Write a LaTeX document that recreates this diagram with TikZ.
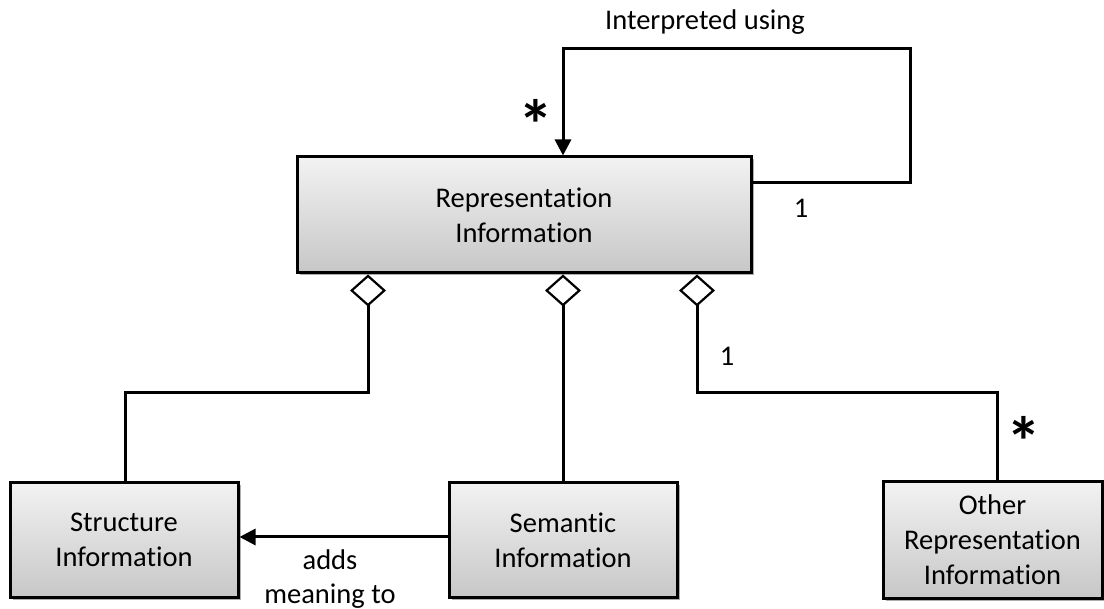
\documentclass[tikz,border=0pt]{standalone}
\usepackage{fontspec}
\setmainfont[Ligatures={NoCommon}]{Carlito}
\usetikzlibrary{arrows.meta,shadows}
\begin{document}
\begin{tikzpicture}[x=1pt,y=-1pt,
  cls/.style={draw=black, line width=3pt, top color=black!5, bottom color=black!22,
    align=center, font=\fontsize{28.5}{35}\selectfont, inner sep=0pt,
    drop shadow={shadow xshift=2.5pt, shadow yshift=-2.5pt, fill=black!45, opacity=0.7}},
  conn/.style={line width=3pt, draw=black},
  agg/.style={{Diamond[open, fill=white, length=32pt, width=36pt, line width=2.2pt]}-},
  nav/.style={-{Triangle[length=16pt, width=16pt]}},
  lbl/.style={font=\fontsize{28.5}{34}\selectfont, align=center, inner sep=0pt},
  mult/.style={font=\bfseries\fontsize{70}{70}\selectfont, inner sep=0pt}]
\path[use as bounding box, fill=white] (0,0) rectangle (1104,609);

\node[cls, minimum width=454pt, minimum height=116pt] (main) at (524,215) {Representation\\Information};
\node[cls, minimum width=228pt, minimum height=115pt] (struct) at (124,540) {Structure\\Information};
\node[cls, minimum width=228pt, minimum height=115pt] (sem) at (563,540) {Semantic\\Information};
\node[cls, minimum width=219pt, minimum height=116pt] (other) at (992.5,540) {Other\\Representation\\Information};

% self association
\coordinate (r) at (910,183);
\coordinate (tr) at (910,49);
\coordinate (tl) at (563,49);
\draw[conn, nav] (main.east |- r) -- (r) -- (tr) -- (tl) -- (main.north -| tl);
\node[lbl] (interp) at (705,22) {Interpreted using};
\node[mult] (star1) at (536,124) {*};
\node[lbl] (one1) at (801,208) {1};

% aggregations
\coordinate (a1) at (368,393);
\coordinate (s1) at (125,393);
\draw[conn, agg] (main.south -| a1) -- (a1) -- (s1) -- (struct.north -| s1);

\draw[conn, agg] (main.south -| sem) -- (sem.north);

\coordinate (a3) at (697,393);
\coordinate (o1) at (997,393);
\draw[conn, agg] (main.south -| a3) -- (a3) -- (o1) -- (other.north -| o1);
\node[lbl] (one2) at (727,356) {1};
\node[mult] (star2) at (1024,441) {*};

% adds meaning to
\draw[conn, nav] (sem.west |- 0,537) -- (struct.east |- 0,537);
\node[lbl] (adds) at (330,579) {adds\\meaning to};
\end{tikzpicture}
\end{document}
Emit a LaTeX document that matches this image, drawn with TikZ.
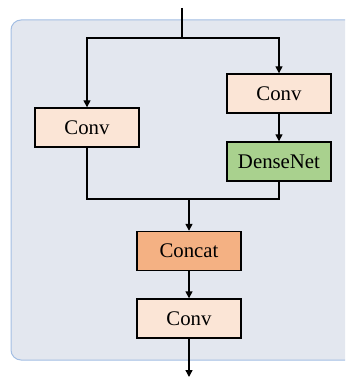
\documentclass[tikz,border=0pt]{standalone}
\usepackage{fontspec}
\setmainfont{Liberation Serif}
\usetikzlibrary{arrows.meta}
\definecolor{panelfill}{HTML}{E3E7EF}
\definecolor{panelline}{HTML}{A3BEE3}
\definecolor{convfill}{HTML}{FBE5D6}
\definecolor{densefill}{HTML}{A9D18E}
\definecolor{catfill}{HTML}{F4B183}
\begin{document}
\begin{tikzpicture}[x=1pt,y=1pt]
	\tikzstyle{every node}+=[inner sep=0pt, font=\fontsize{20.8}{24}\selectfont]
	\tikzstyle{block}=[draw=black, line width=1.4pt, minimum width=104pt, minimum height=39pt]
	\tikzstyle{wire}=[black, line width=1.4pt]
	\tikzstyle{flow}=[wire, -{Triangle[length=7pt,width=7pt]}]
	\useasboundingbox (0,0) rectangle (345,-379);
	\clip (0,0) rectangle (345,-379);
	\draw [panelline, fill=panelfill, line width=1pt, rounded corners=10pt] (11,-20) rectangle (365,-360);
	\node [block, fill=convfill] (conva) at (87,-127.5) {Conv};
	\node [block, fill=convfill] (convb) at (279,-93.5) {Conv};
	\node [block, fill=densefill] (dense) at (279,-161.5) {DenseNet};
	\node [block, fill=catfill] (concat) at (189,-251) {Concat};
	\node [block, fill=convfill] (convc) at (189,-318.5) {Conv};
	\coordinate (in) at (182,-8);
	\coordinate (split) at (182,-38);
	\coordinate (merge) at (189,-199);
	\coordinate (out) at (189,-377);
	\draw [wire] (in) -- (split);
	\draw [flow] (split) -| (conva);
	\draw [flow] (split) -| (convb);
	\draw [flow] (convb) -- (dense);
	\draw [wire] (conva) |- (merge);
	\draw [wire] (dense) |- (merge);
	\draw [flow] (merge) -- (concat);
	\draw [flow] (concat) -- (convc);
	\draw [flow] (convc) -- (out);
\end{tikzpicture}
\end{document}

--------------------------------

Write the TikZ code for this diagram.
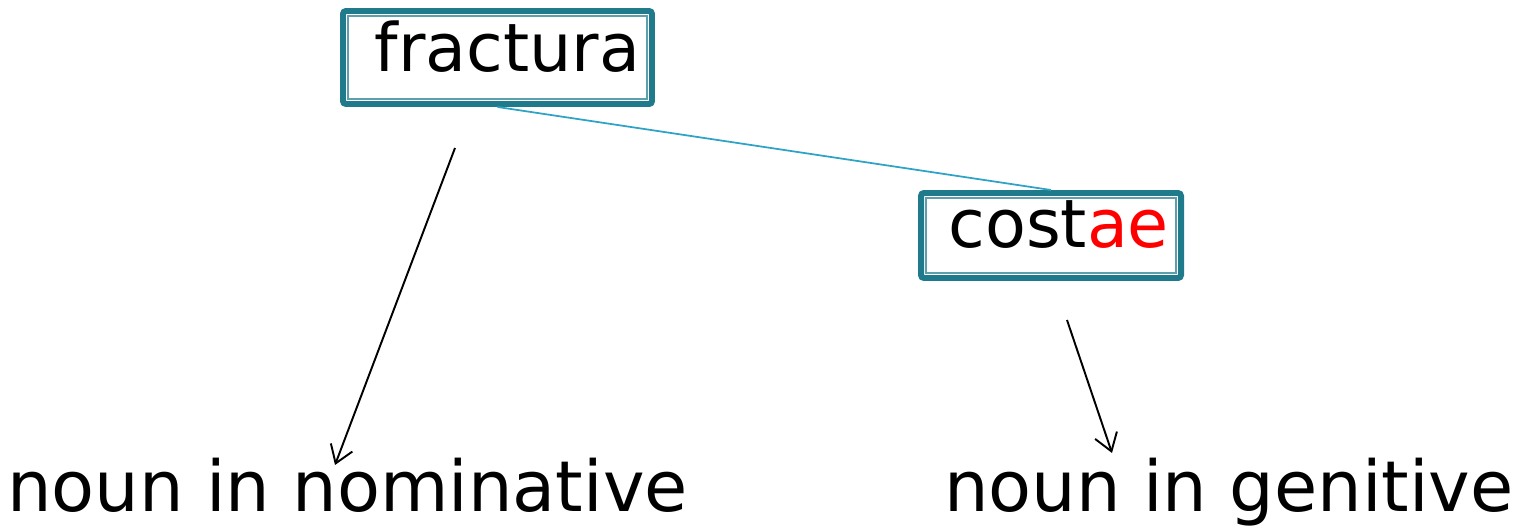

--------------------------------

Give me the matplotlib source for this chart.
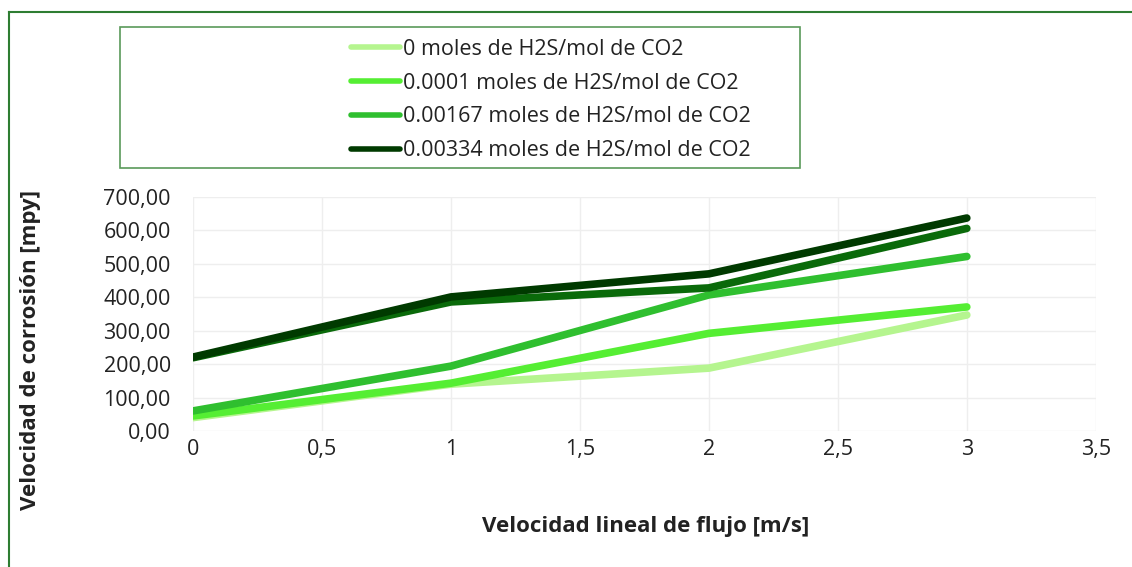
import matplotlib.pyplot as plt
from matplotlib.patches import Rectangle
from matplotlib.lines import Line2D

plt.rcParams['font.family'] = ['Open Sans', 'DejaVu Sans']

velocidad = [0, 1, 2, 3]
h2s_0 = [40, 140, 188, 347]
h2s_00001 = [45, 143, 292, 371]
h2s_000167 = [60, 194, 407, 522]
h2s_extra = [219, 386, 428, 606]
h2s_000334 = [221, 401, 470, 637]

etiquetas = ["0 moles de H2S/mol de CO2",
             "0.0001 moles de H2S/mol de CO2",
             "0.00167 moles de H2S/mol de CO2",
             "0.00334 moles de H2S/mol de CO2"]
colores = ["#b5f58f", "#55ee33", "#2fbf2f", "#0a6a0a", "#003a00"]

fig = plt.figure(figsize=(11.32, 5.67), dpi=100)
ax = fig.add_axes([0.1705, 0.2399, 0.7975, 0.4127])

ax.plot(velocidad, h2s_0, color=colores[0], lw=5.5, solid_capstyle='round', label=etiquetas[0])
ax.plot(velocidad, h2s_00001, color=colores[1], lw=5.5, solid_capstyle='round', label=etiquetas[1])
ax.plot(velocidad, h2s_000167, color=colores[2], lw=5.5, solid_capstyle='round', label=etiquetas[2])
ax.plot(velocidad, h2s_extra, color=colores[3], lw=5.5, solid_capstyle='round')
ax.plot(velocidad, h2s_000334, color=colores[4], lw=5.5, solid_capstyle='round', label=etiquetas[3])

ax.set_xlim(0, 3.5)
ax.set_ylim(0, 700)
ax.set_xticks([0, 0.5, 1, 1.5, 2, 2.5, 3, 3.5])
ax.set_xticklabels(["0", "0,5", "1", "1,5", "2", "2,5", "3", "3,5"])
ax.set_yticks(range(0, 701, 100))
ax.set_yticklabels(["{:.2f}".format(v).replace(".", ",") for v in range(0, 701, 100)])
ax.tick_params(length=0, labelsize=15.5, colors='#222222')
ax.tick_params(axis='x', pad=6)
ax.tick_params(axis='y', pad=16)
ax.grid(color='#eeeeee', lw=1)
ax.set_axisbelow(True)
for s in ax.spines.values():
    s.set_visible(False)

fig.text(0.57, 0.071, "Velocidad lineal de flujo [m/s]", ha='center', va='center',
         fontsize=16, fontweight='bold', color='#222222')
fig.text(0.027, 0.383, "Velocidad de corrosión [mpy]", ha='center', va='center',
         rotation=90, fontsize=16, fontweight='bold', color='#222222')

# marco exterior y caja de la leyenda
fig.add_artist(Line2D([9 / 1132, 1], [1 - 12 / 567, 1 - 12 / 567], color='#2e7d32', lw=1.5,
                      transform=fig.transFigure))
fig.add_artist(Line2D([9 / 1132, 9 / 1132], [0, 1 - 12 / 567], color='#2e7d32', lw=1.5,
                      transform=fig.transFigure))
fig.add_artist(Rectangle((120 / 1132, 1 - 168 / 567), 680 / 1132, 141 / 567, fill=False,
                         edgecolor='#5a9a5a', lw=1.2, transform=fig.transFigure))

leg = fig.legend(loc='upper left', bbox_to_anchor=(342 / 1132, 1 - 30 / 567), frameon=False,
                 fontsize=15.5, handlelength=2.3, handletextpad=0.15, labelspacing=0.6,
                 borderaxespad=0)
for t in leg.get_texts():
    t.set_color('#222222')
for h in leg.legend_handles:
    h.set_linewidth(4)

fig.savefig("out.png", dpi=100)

--------------------------------

* Direction:
Only the stretch from the line with "Write a LaTeX" through the line with "sem) -- (sem.north);" should be copied, exactly and with both ends. Drop the pictures.

* Correct output:
Write a LaTeX document that recreates this diagram with TikZ.
\documentclass[tikz,border=0pt]{standalone}
\usepackage{fontspec}
\setmainfont[Ligatures={NoCommon}]{Carlito}
\usetikzlibrary{arrows.meta,shadows}
\begin{document}
\begin{tikzpicture}[x=1pt,y=-1pt,
  cls/.style={draw=black, line width=3pt, top color=black!5, bottom color=black!22,
    align=center, font=\fontsize{28.5}{35}\selectfont, inner sep=0pt,
    drop shadow={shadow xshift=2.5pt, shadow yshift=-2.5pt, fill=black!45, opacity=0.7}},
  conn/.style={line width=3pt, draw=black},
  agg/.style={{Diamond[open, fill=white, length=32pt, width=36pt, line width=2.2pt]}-},
  nav/.style={-{Triangle[length=16pt, width=16pt]}},
  lbl/.style={font=\fontsize{28.5}{34}\selectfont, align=center, inner sep=0pt},
  mult/.style={font=\bfseries\fontsize{70}{70}\selectfont, inner sep=0pt}]
\path[use as bounding box, fill=white] (0,0) rectangle (1104,609);

\node[cls, minimum width=454pt, minimum height=116pt] (main) at (524,215) {Representation\\Information};
\node[cls, minimum width=228pt, minimum height=115pt] (struct) at (124,540) {Structure\\Information};
\node[cls, minimum width=228pt, minimum height=115pt] (sem) at (563,540) {Semantic\\Information};
\node[cls, minimum width=219pt, minimum height=116pt] (other) at (992.5,540) {Other\\Representation\\Information};

% self association
\coordinate (r) at (910,183);
\coordinate (tr) at (910,49);
\coordinate (tl) at (563,49);
\draw[conn, nav] (main.east |- r) -- (r) -- (tr) -- (tl) -- (main.north -| tl);
\node[lbl] (interp) at (705,22) {Interpreted using};
\node[mult] (star1) at (536,124) {*};
\node[lbl] (one1) at (801,208) {1};

% aggregations
\coordinate (a1) at (368,393);
\coordinate (s1) at (125,393);
\draw[conn, agg] (main.south -| a1) -- (a1) -- (s1) -- (struct.north -| s1);

\draw[conn, agg] (main.south -| sem) -- (sem.north);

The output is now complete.